● Exercise goal:
The lines from the top of the material below through the line containing "y_ticks = [0, 5, 10, 15, 20, 25, 30, 35, 40]" are to be printed exactly, with pictures omitted.

● Data section:
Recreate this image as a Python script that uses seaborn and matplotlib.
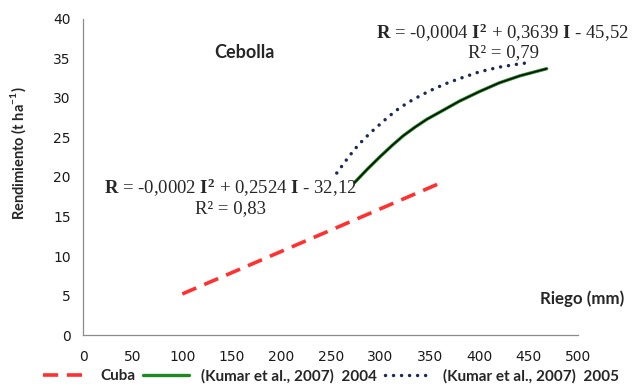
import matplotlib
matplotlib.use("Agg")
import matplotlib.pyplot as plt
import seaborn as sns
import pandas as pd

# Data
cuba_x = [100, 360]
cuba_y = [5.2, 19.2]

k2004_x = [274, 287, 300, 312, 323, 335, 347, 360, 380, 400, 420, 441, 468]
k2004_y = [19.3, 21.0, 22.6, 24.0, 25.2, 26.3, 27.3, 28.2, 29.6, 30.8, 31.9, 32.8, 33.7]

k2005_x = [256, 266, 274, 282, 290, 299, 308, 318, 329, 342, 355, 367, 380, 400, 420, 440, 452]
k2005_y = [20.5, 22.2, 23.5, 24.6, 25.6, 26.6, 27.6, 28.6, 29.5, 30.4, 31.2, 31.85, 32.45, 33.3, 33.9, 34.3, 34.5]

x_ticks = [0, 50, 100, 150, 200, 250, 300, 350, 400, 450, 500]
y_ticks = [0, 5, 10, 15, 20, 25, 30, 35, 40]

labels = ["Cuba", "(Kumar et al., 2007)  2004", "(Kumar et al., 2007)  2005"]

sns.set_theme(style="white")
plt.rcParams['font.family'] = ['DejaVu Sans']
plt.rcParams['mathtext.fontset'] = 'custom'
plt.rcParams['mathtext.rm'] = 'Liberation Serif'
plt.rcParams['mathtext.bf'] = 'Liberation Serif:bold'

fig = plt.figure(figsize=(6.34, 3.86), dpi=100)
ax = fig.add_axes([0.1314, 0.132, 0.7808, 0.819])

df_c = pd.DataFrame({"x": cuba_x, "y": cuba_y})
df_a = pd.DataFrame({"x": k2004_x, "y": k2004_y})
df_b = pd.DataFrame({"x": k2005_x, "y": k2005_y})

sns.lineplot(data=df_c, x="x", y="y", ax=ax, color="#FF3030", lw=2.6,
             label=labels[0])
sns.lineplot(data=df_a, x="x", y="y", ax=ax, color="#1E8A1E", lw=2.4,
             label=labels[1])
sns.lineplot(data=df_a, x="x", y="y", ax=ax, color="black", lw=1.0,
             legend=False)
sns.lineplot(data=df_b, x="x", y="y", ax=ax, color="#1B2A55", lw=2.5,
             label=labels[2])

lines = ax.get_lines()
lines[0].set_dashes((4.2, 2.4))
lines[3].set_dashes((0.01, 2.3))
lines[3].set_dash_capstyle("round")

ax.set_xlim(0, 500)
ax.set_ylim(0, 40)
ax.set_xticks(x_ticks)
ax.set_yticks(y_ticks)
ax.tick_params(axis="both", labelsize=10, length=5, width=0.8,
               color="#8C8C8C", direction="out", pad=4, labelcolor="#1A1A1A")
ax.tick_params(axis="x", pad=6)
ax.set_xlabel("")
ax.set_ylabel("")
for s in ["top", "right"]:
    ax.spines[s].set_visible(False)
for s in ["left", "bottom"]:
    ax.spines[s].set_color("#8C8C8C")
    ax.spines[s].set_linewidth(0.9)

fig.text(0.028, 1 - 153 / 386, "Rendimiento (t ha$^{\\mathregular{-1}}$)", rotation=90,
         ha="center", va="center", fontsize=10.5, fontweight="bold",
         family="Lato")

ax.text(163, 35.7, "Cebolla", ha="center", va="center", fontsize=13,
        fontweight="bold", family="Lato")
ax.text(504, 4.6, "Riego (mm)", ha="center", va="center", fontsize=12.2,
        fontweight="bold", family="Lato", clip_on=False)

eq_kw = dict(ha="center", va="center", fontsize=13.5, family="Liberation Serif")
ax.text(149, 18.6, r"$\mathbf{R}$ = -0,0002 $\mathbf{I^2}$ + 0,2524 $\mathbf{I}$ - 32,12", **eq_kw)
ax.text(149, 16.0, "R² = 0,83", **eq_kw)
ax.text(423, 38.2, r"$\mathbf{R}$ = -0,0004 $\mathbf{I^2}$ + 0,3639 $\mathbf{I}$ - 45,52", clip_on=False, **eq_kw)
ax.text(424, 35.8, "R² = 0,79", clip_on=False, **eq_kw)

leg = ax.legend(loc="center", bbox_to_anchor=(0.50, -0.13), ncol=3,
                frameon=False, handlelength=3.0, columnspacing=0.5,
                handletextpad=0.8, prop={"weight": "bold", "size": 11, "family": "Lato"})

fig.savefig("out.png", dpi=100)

● Right answer:
Recreate this image as a Python script that uses seaborn and matplotlib.
import matplotlib
matplotlib.use("Agg")
import matplotlib.pyplot as plt
import seaborn as sns
import pandas as pd

# Data
cuba_x = [100, 360]
cuba_y = [5.2, 19.2]

k2004_x = [274, 287, 300, 312, 323, 335, 347, 360, 380, 400, 420, 441, 468]
k2004_y = [19.3, 21.0, 22.6, 24.0, 25.2, 26.3, 27.3, 28.2, 29.6, 30.8, 31.9, 32.8, 33.7]

k2005_x = [256, 266, 274, 282, 290, 299, 308, 318, 329, 342, 355, 367, 380, 400, 420, 440, 452]
k2005_y = [20.5, 22.2, 23.5, 24.6, 25.6, 26.6, 27.6, 28.6, 29.5, 30.4, 31.2, 31.85, 32.45, 33.3, 33.9, 34.3, 34.5]

x_ticks = [0, 50, 100, 150, 200, 250, 300, 350, 400, 450, 500]
y_ticks = [0, 5, 10, 15, 20, 25, 30, 35, 40]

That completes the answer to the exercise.